8baseline data — list all relevant historical monitoring information like benchmarks and baselines.

System optimisation

Once we complete the installation of a server and its operating system or a network device, the system should be working. System optimisation means improving how well the system operates. This may involve changes to software or hardware configurations. System tests and monitoring will provide information required to optimise a system.Be aware that optimisation may come at a cost because some performance improvements may be only achievable by purchasing additional hardware or components.

Analysis and interpretation of monitoring results

Having run monitoring utilities and software you can start analysing the collected data. But what are you looking for? Is the system performing or not? Is the network really slow?

How will you know if the system is performing as it should? We live in an instant world. We want things to happen in seconds, not minutes. It was not that long ago that a user could wait for days to get a report, and that report could take hours of computer time to run and print. Now we expect the same report to flash up on a screen.

To analyse system performance you need to have either performance specifications or some form of benchmark.

Ideally, documentation that includes the specifications for the performance of hardware, applications and the network should be available from vendors and manufacturers.

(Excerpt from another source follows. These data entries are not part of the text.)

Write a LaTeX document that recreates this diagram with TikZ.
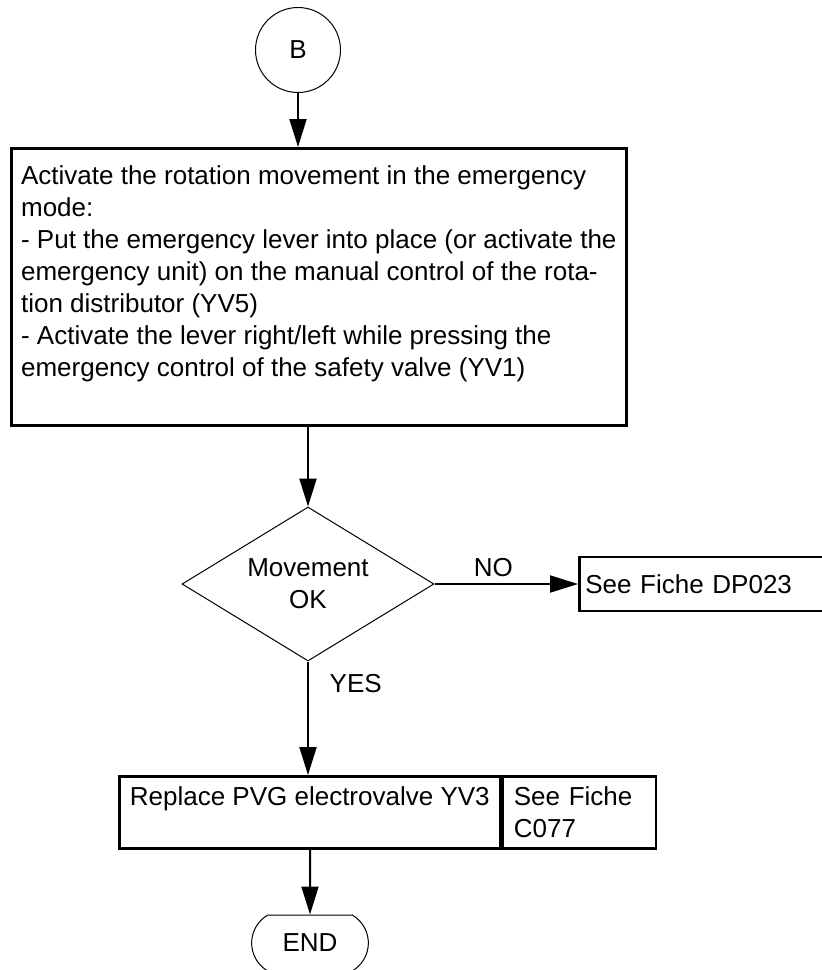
\documentclass[tikz,border=0pt]{standalone}
\usepackage{fontspec}
\setmainfont{Liberation Sans}
\usetikzlibrary{positioning,arrows.meta,shapes.geometric,shapes.misc}

\begin{document}
\begin{tikzpicture}[x=0.5pt,y=-0.5pt,
  font=\fontsize{13}{16}\selectfont,
  flow/.style={line width=1pt,-{Triangle[length=14pt,width=8.5pt]}},
  conn/.style={draw,circle,line width=0.5pt,minimum size=42.5pt,inner sep=0pt},
  actbox/.style={draw,line width=1.3pt,align=left,inner sep=0pt},
  decision/.style={draw,diamond,line width=0.5pt,aspect=1.64,inner sep=0pt,
    minimum width=126pt,minimum height=77pt,align=center},
  stopbox/.style={draw,rounded rectangle,rounded rectangle arc length=120,
    line width=0.5pt,minimum width=65pt,minimum height=28pt}]
\useasboundingbox (0,0) rectangle (821,970);
\node[conn] (b) at (298,50) {B};
\node[actbox,anchor=north west,minimum width=307.5pt,minimum height=138.5pt] (act) at (10,147)
  {Activate the rotation movement in the emergency\\
   mode:\\
   - Put the emergency lever into place (or activate the\\
   emergency unit) on the manual control of the rota-\\
   tion distributor (YV5)\\
   - Activate the lever right/left while pressing the\\
   emergency control of the safety valve (YV1)\\
   \mbox{}};
\node[decision] (mv) at (308,584) {Movement\\OK};
\node[actbox,anchor=west,text width=116.5pt,inner xsep=3pt,minimum height=27pt] (df) at (578,584) {See Fiche DP023};
\node[actbox,anchor=north west,minimum width=190.5pt,minimum height=36pt] (rep) at (118,775)
  {Replace PVG electrovalve YV3\\\mbox{}};
\node[actbox,right=0pt of rep,text width=65.5pt,inner xsep=5.5pt,minimum height=36pt] (c77) {See Fiche\\C077};
\node[stopbox] (fin) at (310,943) {END};
\draw[flow] (b) -- (b |- act.north);
\draw[flow] (mv |- act.south) -- (mv);
\draw[flow] (mv) -- node[above,pos=0.41] {NO} (df);
\draw[flow] (mv) -- node[right=7pt,pos=0.19] {YES} (mv |- rep.north);
\draw[flow] (fin |- rep.south) -- (fin);
\end{tikzpicture}
\end{document}
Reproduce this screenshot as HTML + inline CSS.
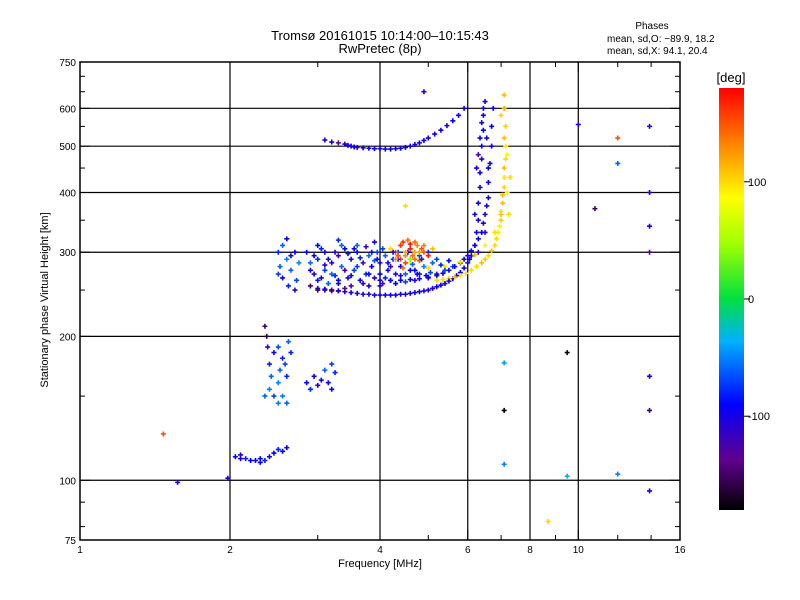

The user requirement statement for installations also states performance criteria. These may be expressed in absolute terms such as:

  • ‘The first screen of application X will appear within five seconds of clicking.’
  • ‘A ten-page report will take no more than ten minutes to create and five minutes to be printed.’
  • ‘Up to 1 GB of disk storage will be available for every user.’
  • ‘Email will be delivered anywhere on the corporate network within one hour of dispatch.’

Alternatively, there may be relative benchmarks such as:

‘The application will work on the network no slower than 70% of the time that it would operate on a stand-alone machine using a P4 processor with 512 MB of RAM.’